Do I really need to point out that the Kochs aren’t “serious evildoers” who “aren’t identified with innovation”? Fine; check out this post and the attendant links for an actual, fact/reality-based discussion of the Kochs. I am sure that the crack research staff at the New York Times would have been happy to track all of this information down for Paul Krugman, but again, either Krugman really does believe the insane-asylum rhetoric he types out, or he is willing and eager to cater to the worst prejudices of his audience, so there is no chance whatsoever that he would be willing to be mugged by reality on this issue. (This, of course, doesn’t mean that the rest of us cannot and should not point out the facts, if only to provide a counter-narrative to Krugman’s propaganda.)

While we are on the subject of the Kochs, I guess I have to point out the obvious: If the Democrats are pinning their midterm hopes on making two brothers the vast majority of Americans never heard of into SPECTRE-level villains, that says something about the parlous political position in which the party finds itself. Also, the Democrats’ most enthusiastic Koch-basher–no, not Krugman, though he certainly puts in his best effort to win the prize–is less popular than are the Kochs. Awkward.

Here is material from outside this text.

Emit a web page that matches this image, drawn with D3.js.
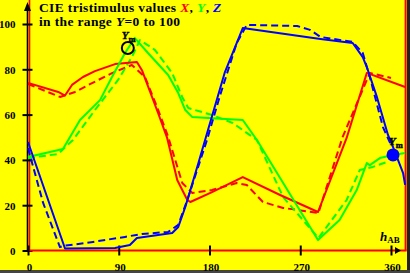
<!DOCTYPE html>
<html>
<head>
<meta charset="utf-8">
<script src="https://cdn.jsdelivr.net/npm/d3@7"></script>
<style>
  html, body { margin: 0; padding: 0; background: #ffff00; }
  svg { display: block; font-family: "Liberation Serif", "Times New Roman", serif; font-weight: bold; }
</style>
</head>
<body>
<div id="chart"></div>
<script>
//Data: [hue h_AB, value]
const X_SOLID = [[0,74.0],[30,70.0],[36.7,68.4],[43.6,73.1],[54.5,76.6],[66.4,79.2],[86.3,82.3],[108,83.2],[113,79.6],[129,60.7],[138,49.7],[148,31.1],[158,22.3],[161,21.4],[182.5,25.8],[213,32.4],[250,24.5],[287.6,17.0],[316,49.7],[336,78.4],[374,72.2]];
const X_DASH = [[0,73.5],[31.7,67.8],[46.6,70.0],[63.5,73.9],[83.3,78.3],[103,81.9],[116,76.6],[128,63.4],[139,50.2],[153,29.8],[163,25.4],[182.5,26.7],[207,29.8],[217,28.9],[233,21.4],[253,18.8],[288,16.6],[312,50.1],[339,78.4],[360,76.2]];
const Y_SOLID = [[0,41.3],[34.7,44.8],[51.6,57.6],[71.4,66.4],[83.3,76.6],[96.2,87.2],[106,93.8],[119,87.2],[139,77.5],[149,69.5],[156,62.0],[163,58.9],[178.5,58.5],[213,57.6],[227,48.8],[287.6,4.6],[309,13.5],[326,26.7],[336,38.6],[339,37.7],[349,40.8],[362,42.2],[374,43.0]];
const Y_DASH = [[0,40.8],[29.8,42.6],[44.6,48.8],[66.4,62.0],[89.3,75.3],[103,85.4],[111,92.9],[126,88.5],[143,78.3],[153,67.7],[159,62.9],[182.5,59.8],[203,56.3],[227,48.8],[253,23.6],[288,5.5],[316,22.3],[329,35.5],[342,36.9],[356,39.1]];
const Z_SOLID = [[0,47.9],[36.7,0.9],[86.3,1.1],[101,2.4],[108,5.5],[143,7.7],[149,10.4],[156,19.2],[169,38.6],[178.5,53.2],[195,78.4],[213,98.2],[290,93.4],[322,91.6],[332,85.4],[336,81.0],[346,67.8],[357,51.0],[362,45.7],[372,34.2],[374,29.0]];
const Z_DASH = [[0,45.2],[15,21.0],[31.7,1.5],[34.7,2.0],[64.5,3.8],[96.2,6.0],[113,7.3],[139,8.2],[149,11.3],[158,22.3],[177.5,48.8],[190,67.8],[207,91.6],[217,99.6],[267,99.1],[279.7,97.4],[290,94.3],[322,92.1],[332,87.2],[339,76.6],[352,54.5],[360,46.6]];
const X_TICKS = [0, 90, 180, 270, 360];
const Y_TICKS = [0, 20, 40, 60, 80, 100];
const Y_M = [99, 89.4];       // open circle on Y curve
const Y_M2 = [362, 42.2];     // filled circle

const W = 410, H = 273;
const x = d3.scaleLinear().domain([0, 360]).range([28, 391]);
const y = d3.scaleLinear().domain([0, 100]).range([250.5, 24]);
const hMax = 374;

const svg = d3.select('#chart').append('svg').attr('width', W).attr('height', H);
svg.append('rect').attr('width', W).attr('height', H).attr('fill', '#ffff00');
// image frame (right / bottom shadow)
svg.append('rect').attr('x', W - 3).attr('y', 0).attr('width', 3).attr('height', H).attr('fill', '#222');
svg.append('rect').attr('x', 0).attr('y', H - 3).attr('width', W).attr('height', 3).attr('fill', '#444');

// red frame lines
svg.append('line').attr('x1', x(0) + 1.5).attr('x2', x(0) + 1.5).attr('y1', 0).attr('y2', y(0))
  .attr('stroke', '#ff0000').attr('stroke-width', 1.6);
svg.append('line').attr('x1', x(hMax) + 0.5).attr('x2', x(hMax) + 0.5).attr('y1', 0).attr('y2', y(0))
  .attr('stroke', '#ff0000').attr('stroke-width', 2);

// y axis
svg.append('line').attr('x1', x(0) - 0.5).attr('x2', x(0) - 0.5).attr('y1', y(0)).attr('y2', 6)
  .attr('stroke', '#000').attr('stroke-width', 1.6);
svg.append('path').attr('d', `M${x(0) - 4},${11} L${x(0) - 0.5},${2} L${x(0) + 3},${11} Z`).attr('fill', '#000');

const yAxis = svg.append('g').attr('transform', `translate(${x(0) - 0.5},0)`)
  .call(d3.axisLeft(y).tickValues(Y_TICKS).tickSize(5).tickPadding(7).tickFormat(d3.format('d')));
yAxis.select('.domain').remove();
yAxis.selectAll('.tick line').attr('x1', -5).attr('x2', 5).attr('stroke', '#000').attr('stroke-width', 2);
yAxis.selectAll('.tick text').attr('font-family', '"Liberation Serif", serif').attr('font-weight', 'bold')
  .attr('font-size', 11).attr('fill', '#000').attr('dy', '0.35em');

// x axis (red baseline)
svg.append('line').attr('x1', x(0)).attr('x2', x(hMax) + 1.5).attr('y1', y(0)).attr('y2', y(0))
  .attr('stroke', '#ff0000').attr('stroke-width', 2.2);
svg.append('path').attr('d', `M${x(360) + 4},${y(0) - 3.5} L${x(360) + 10},${y(0)} L${x(360) + 4},${y(0) + 3.5} Z`).attr('fill', '#000');

const xAxis = svg.append('g').attr('transform', `translate(0,${y(0)})`)
  .call(d3.axisBottom(x).tickValues(X_TICKS).tickSize(5).tickPadding(8).tickFormat(d3.format('d')));
xAxis.select('.domain').remove();
xAxis.selectAll('.tick line').attr('y1', -5).attr('y2', 5).attr('stroke', '#000').attr('stroke-width', 2);
xAxis.selectAll('.tick text').attr('font-family', '"Liberation Serif", serif').attr('font-weight', 'bold')
  .attr('font-size', 11).attr('fill', '#000').attr('dx', 1);

// curves
const line = d3.line().x(d => x(d[0])).y(d => y(d[1]));
const series = [
  { data: X_DASH, color: '#ff0000', dash: '7,4' },
  { data: Y_DASH, color: '#00ff00', dash: '7,4' },
  { data: Z_DASH, color: '#0000ff', dash: '7,4' },
  { data: X_SOLID, color: '#ff0000', dash: null },
  { data: Y_SOLID, color: '#00ff00', dash: null },
  { data: Z_SOLID, color: '#0000ff', dash: null }
];
svg.append('g').selectAll('path').data(series).join('path')
  .attr('d', d => line(d.data))
  .attr('fill', 'none')
  .attr('stroke', d => d.color)
  .attr('stroke-width', 2)
  .attr('stroke-linejoin', 'round')
  .attr('stroke-dasharray', d => d.dash);

// markers
svg.append('circle').attr('cx', x(Y_M[0])).attr('cy', y(Y_M[1])).attr('r', 6)
  .attr('fill', 'none').attr('stroke', '#000').attr('stroke-width', 2);
svg.append('circle').attr('cx', x(Y_M2[0])).attr('cy', y(Y_M2[1])).attr('r', 6.5)
  .attr('fill', '#0000ff');

const lbl = (px, py, main, sub) => {
  const t = svg.append('text').attr('x', px).attr('y', py).attr('font-size', 11).attr('fill', '#000')
    .attr('stroke', '#000').attr('stroke-width', 0.4);
  t.append('tspan').attr('font-style', 'italic').text(main);
  t.append('tspan').attr('font-size', 8.5).attr('dy', 3).text(sub);
};
lbl(x(Y_M[0]) - 6, y(Y_M[1]) - 9, 'Y', 'm');
lbl(x(Y_M2[0]) - 4, y(Y_M2[1]) - 10, 'Y', 'm');

// axis name
const hl = svg.append('text').attr('x', 380).attr('y', 241).attr('font-size', 13).attr('fill', '#000');
hl.append('tspan').attr('font-style', 'italic').text('h');
hl.append('tspan').attr('font-size', 9).attr('dy', 2).text('AB');

// title
const t1 = svg.append('text').attr('x', 39).attr('y', 12).attr('font-size', 13.5)
  .attr('letter-spacing', 0.35).attr('fill', '#000');
t1.append('tspan').text('CIE tristimulus values ');
t1.append('tspan').attr('font-style', 'italic').attr('fill', '#ff0000').text('X');
t1.append('tspan').text(', ');
t1.append('tspan').attr('font-style', 'italic').attr('fill', '#00ff00').text('Y');
t1.append('tspan').text(', ');
t1.append('tspan').attr('font-style', 'italic').attr('fill', '#0000ff').text('Z');

const t2 = svg.append('text').attr('x', 39).attr('y', 25.5).attr('font-size', 13.5)
  .attr('letter-spacing', 0.35).attr('fill', '#000');
t2.append('tspan').text('in the range ');
t2.append('tspan').attr('font-style', 'italic').text('Y');
t2.append('tspan').text('=0 to 100');
</script>
</body>
</html>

Nota bene: Since I am sure that someone is going to cite this post as evidence for the proposition that I am in the pocket of the Kochs, let me respond with the following:

  1. I don’t receive a dime from the Kochs or any Koch-related entities.
  2. I never have received a dime from the Kochs or any Koch-related entities.
  3. I never will receive a dime from the Kochs or any Koch-related entities.
  4. If you somehow find a way to disprove the prediction found in (3) immediately above, I shall be your bestest, bestest buddy.